The Fates were laughing at me… It was their favorite bitter joke: those who fight against prophecy only draw it more tightly around their throats.
Miller does do a great job of marching both mortals and gods through Circe’s life so that we can see her interactions with well-remembered favorites: Hermes, the trickster son of Zeus who acted as Circe’s social media consultant; Athena, the goddess of war and Zeus’ favorite; Daedalus, the mortal that first captured Circe’s heart; and Odysseus, the mortal prince of Ithaca who ultimately changed Circe’s immortal life in several very significant ways.
It was an entertaining read but it wasn’t a favorite. Some parts of the events depicted felt monotonous while some of the more interesting events were covered too quickly and then left behind. I saw Circe as sad and tragic for 88.8% of the book, and that’s a tough kind of MC to get behind.
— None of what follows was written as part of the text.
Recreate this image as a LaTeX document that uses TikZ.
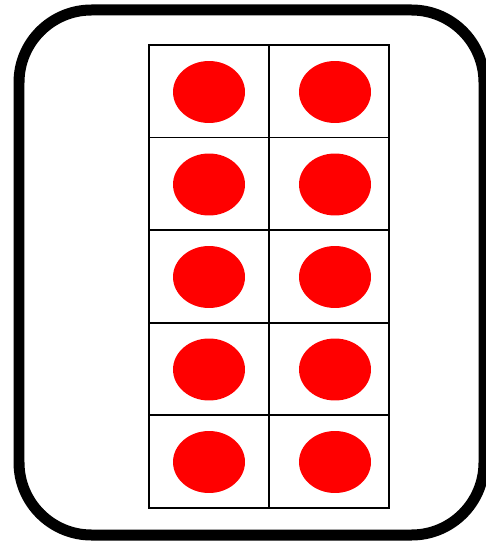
\documentclass[tikz,border=0pt]{standalone}
\usepackage{xcolor}
\usetikzlibrary{shapes.geometric}
\definecolor{framered}{RGB}{255,0,0}

\begin{document}
\begin{tikzpicture}[x=0.02cm,y=-0.02cm]
  \useasboundingbox (0,0) rectangle (485,544);
  % outer frame
  \draw[black,line width=0.22cm,rounded corners=1.45cm](19,10)rectangle(484,535);
  % ten frame
  \foreach \r in {0,...,4}{
    \draw[black,line width=0.04cm](149,45+92.5*\r)rectangle(269,45+92.5*\r+92.5);
    \draw[black,line width=0.04cm](269,45+92.5*\r)rectangle(389,45+92.5*\r+92.5);
    \node[ellipse,fill=framered,minimum width=1.44cm,minimum height=1.24cm,inner sep=0pt]
      (dotL\r) at (209,92+92.5*\r) {};
    \node[ellipse,fill=framered,minimum width=1.44cm,minimum height=1.24cm,inner sep=0pt]
      (dotR\r) at (335,92+92.5*\r) {};
  }
\end{tikzpicture}
\end{document}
However, I don’t regret buying it, if for no other reason than it looks stunning on my bookshelf!
About the Author
Madeline Miller was born in Boston and grew up in New York City and Philadelphia. She attended Brown University, where she earned her BA and MA in Classics. She has taught and tutored Latin, Greek and Shakespeare to high school students for more than fifteen years.
She has also studied at the University of Chicago’s Committee on Social Thought, and in the Dramaturgy department at Yale School of Drama, where she focused on the adaptation of classical texts to modern forms.
The Song of Achilles, her first novel, was awarded the 2012 Orange Prize for Fiction and was a New York Times Bestseller. It has been translated into over twenty-five languages including Dutch, Mandarin, Japanese, Turkish, Arabic, and Greek. Madeline was also shortlisted for the 2012 Stonewall Writer of the Year, and her essays have appeared in a number of publications including the Guardian, Wall Street Journal, Lapham’s Quarterly and NPR.org. Her second novel, Circe, was an instant number 1 New York Times bestseller. She currently lives outside Philadelphia, Pennsylvania.